Will Ag Survive the Art of the Trade Deal?

The following commentary does not necessarily reflect the views of AgWeb or Farm Journal. The opinions expressed below are the author's own.

 

Before he became president, Donald Trump cut his teeth and made billions as a New York City real estate mogul. He made million dollar business deals on a daily basis. Sometimes those deals worked, sometimes they didn’t. But the net cumulative result was a huge empire that brought him fortune and fame, including cutting a path to the Oval Office.

I’m not an expert on doing million dollar business deals (I don’t even haggle with used car dealers), but I can assume that those negotiations are not for the faint of heart.  It appears that those negotiations start with an outlandish proposal that the opposition will never accept but that sets parameters for ongoing debate. There is little diplomacy, it’s take or be taken.

Eventually, there is a compromise and a final deal. I can only surmise that in most negotiations before becoming president, Trump came out on the plus side of the transaction more often than his adversary. If not, the next deal would bring retribution.

There is little doubt that President Trump has brought that art of negotiation to trade talks. He’s followed the same game plan, because that’s what he knows best. Our trading partners certainly weren’t prepared.

A day into his presidency he cancelled the Trans-Pacific Partnership. A year ago he started renegotiating the North American Free Trade Agreement (NAFTA). He’s placed enormous tariffs on Chinese goods.  Mexico is angered over President Trump’s threats to build a wall and once-friendly Canada is not so friendly anymore.

To say that President Trump’s approach is risky would be a clear understatement. After all, if he loses it won’t just be his own pocketbook that gets hurt, as it did when his own business deals fell through. Agriculture has already felt the wrath of tariffs, to the tune of $12 billion in government support which is a drop in the bucket compared to the total estimated loss for many commodities. Dairy farmers on both sides of the Canadian border wait to see who will blink first and how their respective balance sheets will be affected.
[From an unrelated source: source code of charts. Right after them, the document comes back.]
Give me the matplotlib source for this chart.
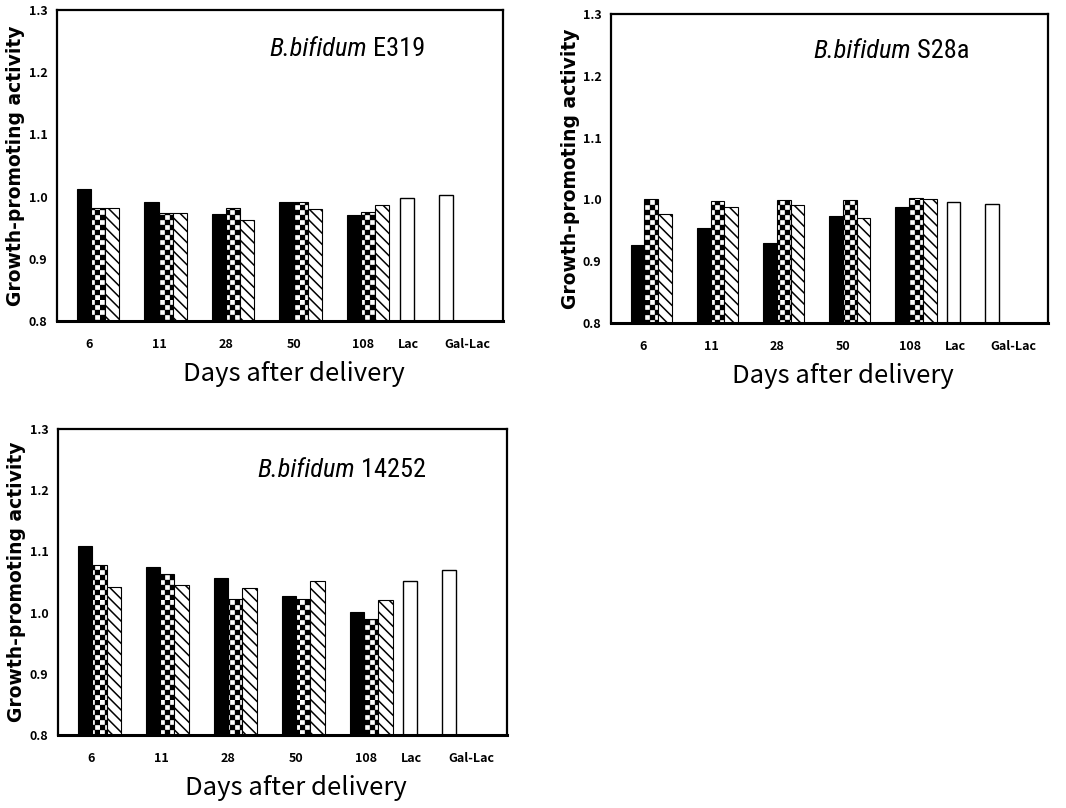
import warnings
import numpy as np
import matplotlib
matplotlib.use('Agg')
import matplotlib.pyplot as plt
from matplotlib import hatch as mhatch
from matplotlib.path import Path

warnings.filterwarnings('ignore')

# x categories
day_labels = ['6', '11', '28', '50', '108']
ref_labels = ['Lac', 'Gal-Lac']

# B.bifidum E319
e319_black = [1.013, 0.991, 0.972, 0.991, 0.970]
e319_check = [0.981, 0.974, 0.982, 0.992, 0.976]
e319_hatch = [0.981, 0.974, 0.963, 0.980, 0.987]
e319_ref = [0.998, 1.003]

# B.bifidum S28a
s28a_black = [0.927, 0.954, 0.930, 0.973, 0.987]
s28a_check = [1.001, 0.997, 0.999, 0.999, 1.002]
s28a_hatch = [0.977, 0.987, 0.991, 0.970, 1.000]
s28a_ref = [0.996, 0.993]

# B.bifidum 14252
b14252_black = [1.109, 1.074, 1.057, 1.028, 1.001]
b14252_check = [1.078, 1.063, 1.022, 1.022, 0.990]
b14252_hatch = [1.042, 1.045, 1.040, 1.051, 1.021]
b14252_ref = [1.052, 1.070]

yticks = [0.8, 0.9, 1.0, 1.1, 1.2, 1.3]


# checkerboard hatch, selected with the letter 'c'
class CheckerHatch(mhatch.HatchPatternBase):
    def __init__(self, hatch, density):
        self.n = hatch.count('c') * 10
        self.cells = [(i, j) for i in range(self.n) for j in range(self.n)
                      if (i + j) % 2 == 0]
        self.num_vertices = 5 * len(self.cells)

    def set_vertices_and_codes(self, vertices, codes):
        s = 1.0 / self.n
        m = 0.12 * s
        k = 0
        for i, j in self.cells:
            x0, y0 = i * s + m, j * s + m
            x1, y1 = (i + 1) * s - m, (j + 1) * s - m
            vertices[k:k + 5] = [(x0, y0), (x1, y0), (x1, y1), (x0, y1), (x0, y0)]
            codes[k] = Path.MOVETO
            codes[k + 1:k + 4] = Path.LINETO
            codes[k + 4] = Path.CLOSEPOLY
            k += 5


mhatch._hatch_types.append(CheckerHatch)

narrow = ['Noto Sans CJK JP', 'DejaVu Sans']
title_font = ['Roboto Condensed', 'Roboto', 'DejaVu Sans']
plt.rcParams['hatch.linewidth'] = 1.1

fig = plt.figure(figsize=(10.66, 8.08), dpi=100)

panels = [
    ([0.0535, 0.6027, 0.4185, 0.3849], 'E319', e319_black, e319_check, e319_hatch, e319_ref, (0.475, 0.875)),
    ([0.5732, 0.6002, 0.4099, 0.3825], 'S28a', s28a_black, s28a_check, s28a_hatch, s28a_ref, (0.462, 0.88)),
    ([0.0544, 0.0903, 0.4212, 0.3787], '14252', b14252_black, b14252_check, b14252_hatch, b14252_ref, (0.445, 0.866)),
]

w = 0.21
x = np.arange(len(day_labels))
ref_x = [4.57, 5.15]
label_x = [-0.13, 0.91, 1.9, 2.9, 3.92, 4.6, 5.47]

for rect, strain, blk, chk, hat, ref, tpos in panels:
    ax = fig.add_axes(rect)
    ax.bar(x - w, blk, w, color='black', edgecolor='black', linewidth=0.8)
    ax.bar(x, chk, w, color='white', edgecolor='black', hatch='cc', linewidth=0.8)
    ax.bar(x + w, hat, w, color='white', edgecolor='black', hatch='\\\\\\', linewidth=0.8)
    ax.bar(ref_x, ref, w, color='white', edgecolor='black', linewidth=1.0)

    ax.set_xlim(-0.61, 6.0)
    ax.set_ylim(0.8, 1.3)
    ax.set_yticks(yticks)
    ax.set_yticklabels(['%.1f' % v for v in yticks], family=narrow,
                       fontweight='bold', fontsize=9)
    ax.set_xticks(label_x)
    ax.set_xticklabels(day_labels + ref_labels, family=narrow,
                       fontweight='bold', fontsize=9)
    ax.tick_params(axis='both', length=0)
    ax.tick_params(axis='x', pad=12)
    ax.tick_params(axis='y', pad=7)
    for sp in ax.spines.values():
        sp.set_linewidth(1.6)
    ax.spines['bottom'].set_linewidth(2.2)

    ax.set_ylabel('Growth-promoting activity', fontsize=13.5, fontweight='semibold')
    ax.yaxis.set_label_coords(-0.072, 0.5)
    ax.set_xlabel('Days after delivery', family=narrow, fontsize=18.5)
    ax.xaxis.set_label_coords(0.53, -0.13)

    t1 = ax.text(tpos[0], tpos[1], 'B.bifidum', transform=ax.transAxes,
                 family=title_font, style='italic', fontsize=19, va='center')
    ax.annotate(' ' + strain, xy=(1, 0), xycoords=t1, va='bottom',
                family=title_font, fontsize=19)

fig.savefig('out.png', dpi=100)
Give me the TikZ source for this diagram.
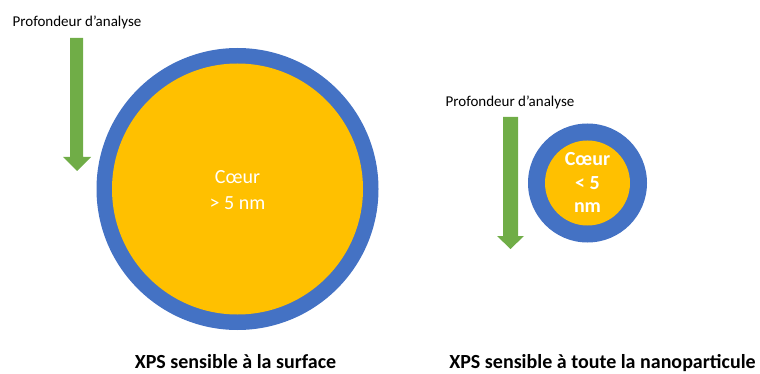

But maybe we are starting to see this hard line approach actually begin to yield results. We were able to get a deal signed with Mexico, although Congress has yet to approve it. China is starting to feel the impact of tariffs and diplomats have at least agreed to negotiate better trade terms, although that has yet to go anywhere. Canada has inferred that they may provide concessions on dairy, mostly out of fear of President Trump’s threats to place tariffs on automobiles coming south across the border.

Certainly, Americans aren’t accustomed to the brash tweets, threats and the outlandish comments President Trump makes when he’s talking trade. Our trading partners aren’t comfortable with it either. But I’m wondering if President Trump’s old business adversaries are recognizing a pattern, maybe saying under their breath “there he goes again.”

Perhaps the art of the business deal works no matter if you’re trading Manhattan real estate or shiploads of milk powder. Undoubtedly, farmers will continue to lose sleep until we find out for sure.